* DATA LINES

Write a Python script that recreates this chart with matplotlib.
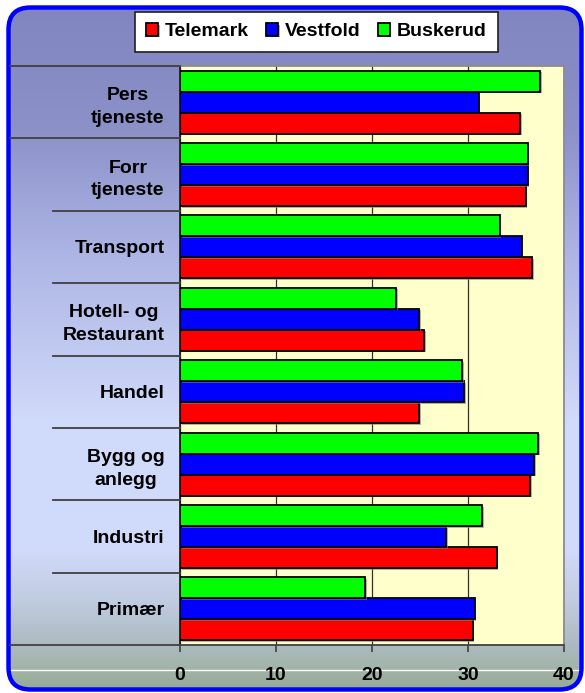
#import section
import numpy as np
import matplotlib
matplotlib.use("Agg")
import matplotlib.pyplot as plt
from matplotlib.patches import FancyBboxPatch
import matplotlib.transforms as mtransforms
import matplotlib.patheffects as pe

#data
categories = ["Primær", "Industri", "Bygg og\nanlegg", "Handel",
              "Hotell- og\nRestaurant", "Transport", "Forr\ntjeneste", "Pers\ntjeneste"]
telemark = [30.5, 33.0, 36.5, 24.9, 25.4, 36.7, 36.0, 35.4]
vestfold = [30.7, 27.7, 36.9, 29.6, 24.9, 35.6, 36.2, 31.1]
buskerud = [19.3, 31.5, 37.3, 29.4, 22.5, 33.3, 36.2, 37.5]
series_names = ["Telemark", "Vestfold", "Buskerud"]
xticks = [0, 10, 20, 30, 40]

plt.rcParams['font.family'] = ['Liberation Sans', 'DejaVu Sans']
plt.rcParams['font.weight'] = 'bold'
FS = 14

W, H = 585, 693
fig = plt.figure(figsize=(W / 100, H / 100), dpi=100)
fig.patch.set_facecolor("white")

#background in pixel units
bg = fig.add_axes([0, 0, 1, 1], zorder=-10)
bg.set_xlim(0, W)
bg.set_ylim(H, 0)
bg.axis("off")
stops_y = [0, 130, 250, 420, 550, 600, 644, 668, 693]
stops_c = np.array([[128, 132, 192], [140, 145, 200], [172, 180, 228], [208, 218, 250],
                    [208, 218, 250], [192, 204, 224], [172, 186, 192], [162, 180, 168],
                    [148, 168, 142]]) / 255.0
yy = np.arange(H)
grad = np.stack([np.interp(yy, stops_y, stops_c[:, k]) for k in range(3)], axis=1)
grad = grad[:, None, :]
img = bg.imshow(grad, extent=(0, W, H, 0), aspect="auto", zorder=0)
frame = FancyBboxPatch((8.5, 7.5), 573, 682, boxstyle="round,pad=0,rounding_size=22",
                       facecolor="none", edgecolor="#0000ff", linewidth=3.2, zorder=5)
bg.add_patch(frame)
img.set_clip_path(frame)
#white line near bottom
bg.plot([10, 581], [670, 670], color="white", linewidth=1.0, zorder=1)

#main chart
ax = fig.add_axes([180 / W, 1 - 645 / H, (564 - 180) / W, (645 - 66) / H])
ax.set_facecolor("#ffffcc")
y = np.arange(len(categories))
h = 0.29
colors = ["#ff0000", "#0000ff", "#00ff00"]
shadow = [pe.SimplePatchShadow(offset=(1.2, -1.2), shadow_rgbFace="gray", alpha=0.6), pe.Normal()]
for i, (vals, c, name) in enumerate(zip([telemark, vestfold, buskerud], colors, series_names)):
    bars = ax.barh(y + (i - 1) * h, vals, height=h, color=c, edgecolor="black",
                   linewidth=1.3, label=name, zorder=3)
    for b in bars:
        b.set_path_effects(shadow)

ax.set_xlim(0, 40)
ax.set_ylim(-0.5, len(categories) - 0.5)
ax.set_xticks(xticks)
ax.set_xticklabels([str(t) for t in xticks], fontsize=FS, fontweight="bold")
ax.tick_params(axis="x", direction="out", length=5, width=1.2, color="#404040", pad=11)
ax.set_yticks(y)
ax.set_yticklabels(categories, fontsize=FS, fontweight="bold", multialignment="center",
                   linespacing=1.45)
ax.tick_params(axis="y", length=0, pad=11)
ax.xaxis.grid(True, color="#303030", linewidth=0.9, zorder=0)
ax.set_axisbelow(True)
for s in ["top", "right"]:
    ax.spines[s].set_color("#8c8c8c")
    ax.spines[s].set_linewidth(1.3)
ax.spines["left"].set_color("#202020")
ax.spines["left"].set_linewidth(1.3)
ax.spines["bottom"].set_color("#404040")
ax.spines["bottom"].set_linewidth(1.3)

#category separators reaching into label area
tr = mtransforms.blended_transform_factory(fig.transFigure, ax.transData)
for k in range(len(categories) + 1):
    yb = k - 0.5
    x0 = 10 if k in (0, len(categories) - 1, len(categories)) else 53
    ax.plot([x0 / W, 180 / W], [yb, yb], transform=tr, color="#404040",
            linewidth=1.3, clip_on=False, zorder=4)

#legend
handles, labels = ax.get_legend_handles_labels()
leg = fig.legend(handles, labels, loc="center", bbox_to_anchor=(0.541, 0.954), ncol=3,
                 fontsize=FS, frameon=True, fancybox=False, framealpha=1,
                 handlelength=0.6, handleheight=0.6, handletextpad=0.35,
                 columnspacing=0.9, borderpad=0.6, borderaxespad=0)
leg.get_frame().set_edgecolor("#202020")
leg.get_frame().set_linewidth(1.2)
for t in leg.get_texts():
    t.set_fontweight("bold")

plt.savefig("out.png", dpi=100)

* CHALLENGE
All of the data above should be quoted exactly, except for the pictures.

* WRITTEN RESPONSE
Write a Python script that recreates this chart with matplotlib.
#import section
import numpy as np
import matplotlib
matplotlib.use("Agg")
import matplotlib.pyplot as plt
from matplotlib.patches import FancyBboxPatch
import matplotlib.transforms as mtransforms
import matplotlib.patheffects as pe

#data
categories = ["Primær", "Industri", "Bygg og\nanlegg", "Handel",
              "Hotell- og\nRestaurant", "Transport", "Forr\ntjeneste", "Pers\ntjeneste"]
telemark = [30.5, 33.0, 36.5, 24.9, 25.4, 36.7, 36.0, 35.4]
vestfold = [30.7, 27.7, 36.9, 29.6, 24.9, 35.6, 36.2, 31.1]
buskerud = [19.3, 31.5, 37.3, 29.4, 22.5, 33.3, 36.2, 37.5]
series_names = ["Telemark", "Vestfold", "Buskerud"]
xticks = [0, 10, 20, 30, 40]

plt.rcParams['font.family'] = ['Liberation Sans', 'DejaVu Sans']
plt.rcParams['font.weight'] = 'bold'
FS = 14

W, H = 585, 693
fig = plt.figure(figsize=(W / 100, H / 100), dpi=100)
fig.patch.set_facecolor("white")

#background in pixel units
bg = fig.add_axes([0, 0, 1, 1], zorder=-10)
bg.set_xlim(0, W)
bg.set_ylim(H, 0)
bg.axis("off")
stops_y = [0, 130, 250, 420, 550, 600, 644, 668, 693]
stops_c = np.array([[128, 132, 192], [140, 145, 200], [172, 180, 228], [208, 218, 250],
                    [208, 218, 250], [192, 204, 224], [172, 186, 192], [162, 180, 168],
                    [148, 168, 142]]) / 255.0
yy = np.arange(H)
grad = np.stack([np.interp(yy, stops_y, stops_c[:, k]) for k in range(3)], axis=1)
grad = grad[:, None, :]
img = bg.imshow(grad, extent=(0, W, H, 0), aspect="auto", zorder=0)
frame = FancyBboxPatch((8.5, 7.5), 573, 682, boxstyle="round,pad=0,rounding_size=22",
                       facecolor="none", edgecolor="#0000ff", linewidth=3.2, zorder=5)
bg.add_patch(frame)
img.set_clip_path(frame)
#white line near bottom
bg.plot([10, 581], [670, 670], color="white", linewidth=1.0, zorder=1)

#main chart
ax = fig.add_axes([180 / W, 1 - 645 / H, (564 - 180) / W, (645 - 66) / H])
ax.set_facecolor("#ffffcc")
y = np.arange(len(categories))
h = 0.29
colors = ["#ff0000", "#0000ff", "#00ff00"]
shadow = [pe.SimplePatchShadow(offset=(1.2, -1.2), shadow_rgbFace="gray", alpha=0.6), pe.Normal()]
for i, (vals, c, name) in enumerate(zip([telemark, vestfold, buskerud], colors, series_names)):
    bars = ax.barh(y + (i - 1) * h, vals, height=h, color=c, edgecolor="black",
                   linewidth=1.3, label=name, zorder=3)
    for b in bars:
        b.set_path_effects(shadow)

ax.set_xlim(0, 40)
ax.set_ylim(-0.5, len(categories) - 0.5)
ax.set_xticks(xticks)
ax.set_xticklabels([str(t) for t in xticks], fontsize=FS, fontweight="bold")
ax.tick_params(axis="x", direction="out", length=5, width=1.2, color="#404040", pad=11)
ax.set_yticks(y)
ax.set_yticklabels(categories, fontsize=FS, fontweight="bold", multialignment="center",
                   linespacing=1.45)
ax.tick_params(axis="y", length=0, pad=11)
ax.xaxis.grid(True, color="#303030", linewidth=0.9, zorder=0)
ax.set_axisbelow(True)
for s in ["top", "right"]:
    ax.spines[s].set_color("#8c8c8c")
    ax.spines[s].set_linewidth(1.3)
ax.spines["left"].set_color("#202020")
ax.spines["left"].set_linewidth(1.3)
ax.spines["bottom"].set_color("#404040")
ax.spines["bottom"].set_linewidth(1.3)

#category separators reaching into label area
tr = mtransforms.blended_transform_factory(fig.transFigure, ax.transData)
for k in range(len(categories) + 1):
    yb = k - 0.5
    x0 = 10 if k in (0, len(categories) - 1, len(categories)) else 53
    ax.plot([x0 / W, 180 / W], [yb, yb], transform=tr, color="#404040",
            linewidth=1.3, clip_on=False, zorder=4)

#legend
handles, labels = ax.get_legend_handles_labels()
leg = fig.legend(handles, labels, loc="center", bbox_to_anchor=(0.541, 0.954), ncol=3,
                 fontsize=FS, frameon=True, fancybox=False, framealpha=1,
                 handlelength=0.6, handleheight=0.6, handletextpad=0.35,
                 columnspacing=0.9, borderpad=0.6, borderaxespad=0)
leg.get_frame().set_edgecolor("#202020")
leg.get_frame().set_linewidth(1.2)
for t in leg.get_texts():
    t.set_fontweight("bold")

plt.savefig("out.png", dpi=100)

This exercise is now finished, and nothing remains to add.